Data provided:

------------------------------------

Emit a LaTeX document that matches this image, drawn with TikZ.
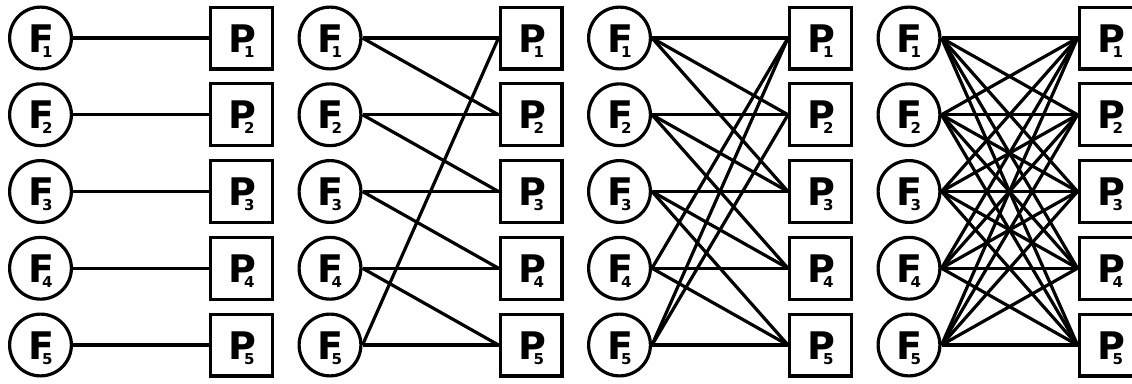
\documentclass[tikz,border=0pt]{standalone}
\usepackage{fontspec}
\setmainfont{DejaVu Sans}
\newcommand\fplab[2]{{\fontsize{38}{38}\selectfont #1}\kern-12.3pt\raisebox{-5pt}{\fontsize{15}{15}\selectfont #2}}
\begin{document}
\begin{tikzpicture}[x=1pt,y=-1pt,line width=3.2pt,
  fnode/.style={circle,draw,minimum size=61.8pt,inner sep=0pt},
  pnode/.style={rectangle,draw,minimum size=61.8pt,inner sep=0pt},
  lbl/.style={anchor=base,inner sep=0pt,font=\bfseries},
  link/.style={line width=3.2pt}]
\useasboundingbox (0,0) rectangle (1132,383);
\clip (0,0) rectangle (1132,383);
\foreach \k in {0,...,3} {
  \foreach \i in {1,...,5} {
    \pgfmathsetmacro\cx{40.5+289.5*\k}
    \pgfmathsetmacro\sx{241.5+289.5*\k}
    \pgfmathsetmacro\cy{38+76.75*(\i-1)}
    \node[fnode] (F\k\i) at (\cx,\cy) {};
    \node[lbl] (FL\k\i) at (\cx,\cy+14) {\fplab{F}{\i}};
    \node[pnode] (P\k\i) at (\sx,\cy) {};
    \node[lbl] (PL\k\i) at (\sx,\cy+14) {\fplab{P}{\i}};
  }
}
\foreach \k/\d in {0/1,1/2,2/3,3/5} {
  \foreach \i in {1,...,5} {
    \foreach \j in {1,...,\d} {
      \pgfmathtruncatemacro\t{mod(\i+\j-2,5)+1}
      \draw[link] (F\k\i.east) -- (P\k\t.west);
    }
  }
}
\end{tikzpicture}
\end{document}
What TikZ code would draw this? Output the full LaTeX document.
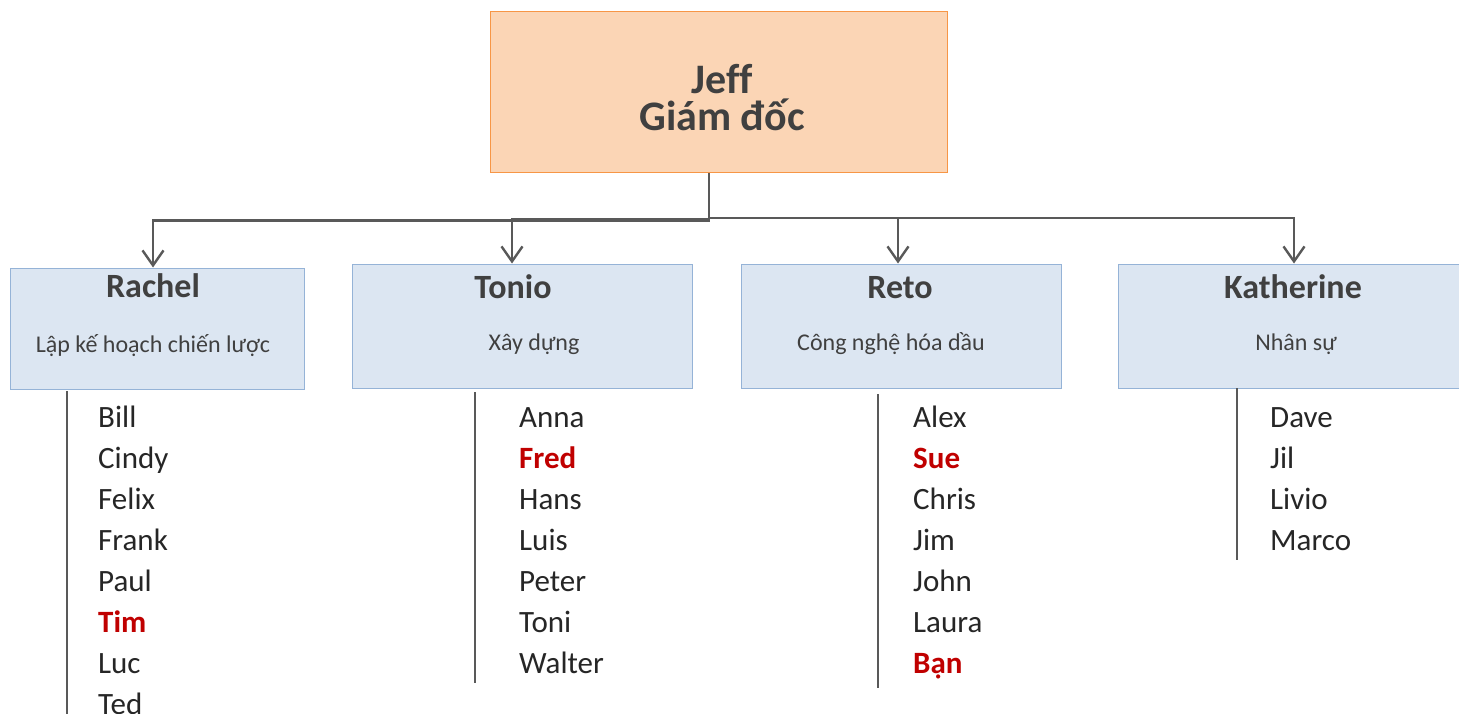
\documentclass[tikz,border=0pt]{standalone}
\usepackage{fontspec}
\setmainfont{Carlito}[Ligatures=CommonOff]
\usetikzlibrary{arrows.meta}
\definecolor{jefffill}{HTML}{FBD5B5}
\definecolor{jeffdraw}{HTML}{F79646}
\definecolor{bluefill}{HTML}{DCE6F2}
\definecolor{bluedraw}{HTML}{95B3D7}
\definecolor{linegray}{HTML}{595959}
\definecolor{boxtext}{HTML}{404040}
\definecolor{nametext}{HTML}{262626}
\definecolor{redname}{HTML}{C00000}
\tikzset{
  topbox/.style={draw=jeffdraw, fill=jefffill, line width=1pt, minimum width=457pt, minimum height=161pt, inner sep=0pt},
  deptbox/.style={draw=bluedraw, fill=bluefill, line width=1pt, inner sep=0pt},
  conn/.style={draw=linegray, line width=2.6pt, -{Straight Barb[length=15pt,width=21pt,line width=2.4pt]}},
  listline/.style={draw=linegray, line width=2.6pt},
  titletext/.style={font=\bfseries\fontsize{34}{40}\selectfont, text=boxtext, anchor=base, inner sep=0pt},
  subtext/.style={font=\fontsize{24}{29}\selectfont, text=boxtext, anchor=base, inner sep=0pt},
  nametxt/.style={font=\fontsize{31}{37}\selectfont, text=nametext, anchor=base west, inner sep=0pt},
  rednametxt/.style={font=\bfseries\fontsize{31}{37}\selectfont, text=redname, anchor=base west, inner sep=0pt},
}
\begin{document}
\begin{tikzpicture}[x=1pt,y=-1pt]
\clip (0,0) rectangle (1459,714);
\fill[white] (0,0) rectangle (1459,714);
% top box
\node[topbox] (jeff) at (718.5,92.5) {};
\node[font=\bfseries\fontsize{42}{37}\selectfont, text=boxtext, align=center, inner sep=0pt] (jefftext) at (722,98) {Jeff\\Giám đốc};
% department boxes
\node[deptbox, minimum width=294pt, minimum height=121pt] (rachel) at (157,328.5) {};
\node[deptbox, minimum width=340pt, minimum height=124pt] (tonio) at (522,326) {};
\node[deptbox, minimum width=320pt, minimum height=124pt] (reto) at (901,326) {};
\node[deptbox, minimum width=352pt, minimum height=124pt] (kath) at (1294,326) {};
% titles
\node[titletext] (rachelt) at (153,297) {Rachel};
\node[subtext] (rachels) at (153,352) {Lập kế hoạch chiến lược};
\node[titletext] (toniot) at (513,298) {Tonio};
\node[subtext] (tonios) at (534,350) {Xây dựng};
\node[titletext] (retot) at (900,298) {Reto};
\node[subtext] (retos) at (891,350) {Công nghệ hóa dầu};
\node[titletext] (katht) at (1293,298) {Katherine};
\node[subtext] (kaths) at (1296,350) {Nhân sự};
% connectors
\coordinate (hub) at ([xshift=-9.5pt]jeff.south);
\draw[conn] (hub) |- (153,220.5) -- ([xshift=-4pt]rachel.north);
\draw[conn] (hub) |- (512,219.5) -- ([xshift=-10pt]tonio.north);
\draw[conn] (hub) |- (898,218) -- ([xshift=-3pt]reto.north);
\draw[conn] (hub) |- (1294,218) -- (kath.north);
% list lines
\coordinate (rl1) at (67,391); \coordinate (rl2) at (67,716);
\draw[listline] (rl1) -- (rl2);
\coordinate (tl1) at (475,392); \coordinate (tl2) at (475,683);
\draw[listline] (tl1) -- (tl2);
\coordinate (el1) at (878,394); \coordinate (el2) at (878,688);
\draw[listline] (el1) -- (el2);
\coordinate (kl1) at (1237,388); \coordinate (kl2) at (1237,560);
\draw[listline] (kl1) -- (kl2);
% Rachel list
\node[nametxt] (r1) at (98,427) {Bill};
\node[nametxt] (r2) at (98,468) {Cindy};
\node[nametxt] (r3) at (98,509) {Felix};
\node[nametxt] (r4) at (98,550) {Frank};
\node[nametxt] (r5) at (98,591) {Paul};
\node[rednametxt] (r6) at (98,632) {Tim};
\node[nametxt] (r7) at (98,673) {Luc};
\node[nametxt] (r8) at (98,714) {Ted};
% Tonio list
\node[nametxt] (t1) at (519,427) {Anna};
\node[rednametxt] (t2) at (519,468) {Fred};
\node[nametxt] (t3) at (519,509) {Hans};
\node[nametxt] (t4) at (519,550) {Luis};
\node[nametxt] (t5) at (519,591) {Peter};
\node[nametxt] (t6) at (519,632) {Toni};
\node[nametxt] (t7) at (519,673) {Walter};
% Reto list
\node[nametxt] (e1) at (913,427) {Alex};
\node[rednametxt] (e2) at (913,468) {Sue};
\node[nametxt] (e3) at (913,509) {Chris};
\node[nametxt] (e4) at (913,550) {Jim};
\node[nametxt] (e5) at (913,591) {John};
\node[nametxt] (e6) at (913,632) {Laura};
\node[rednametxt] (e7) at (913,673) {Bạn};
% Katherine list
\node[nametxt] (k1) at (1270,427) {Dave};
\node[nametxt] (k2) at (1270,468) {Jil};
\node[nametxt] (k3) at (1270,509) {Livio};
\node[nametxt] (k4) at (1270,550) {Marco};
\end{tikzpicture}
\end{document}
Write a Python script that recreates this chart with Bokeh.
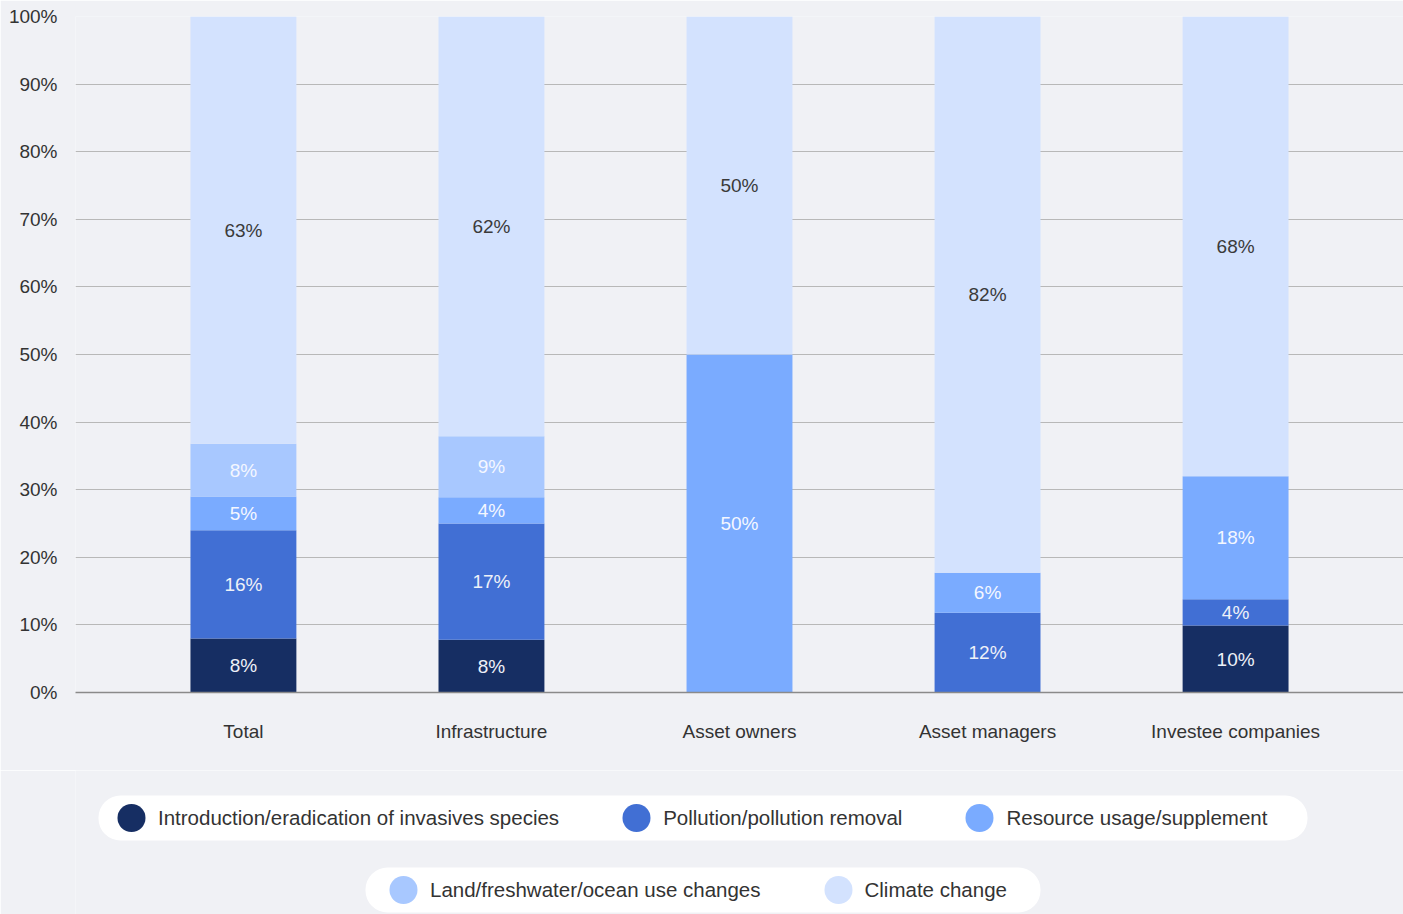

------------------------------------

Exercise directions:
Select all lines in the listing above where the word "with" appears, and show them.

Full solution:
Emit a LaTeX document that matches this image, drawn with TikZ.
Write a Python script that recreates this chart with Bokeh.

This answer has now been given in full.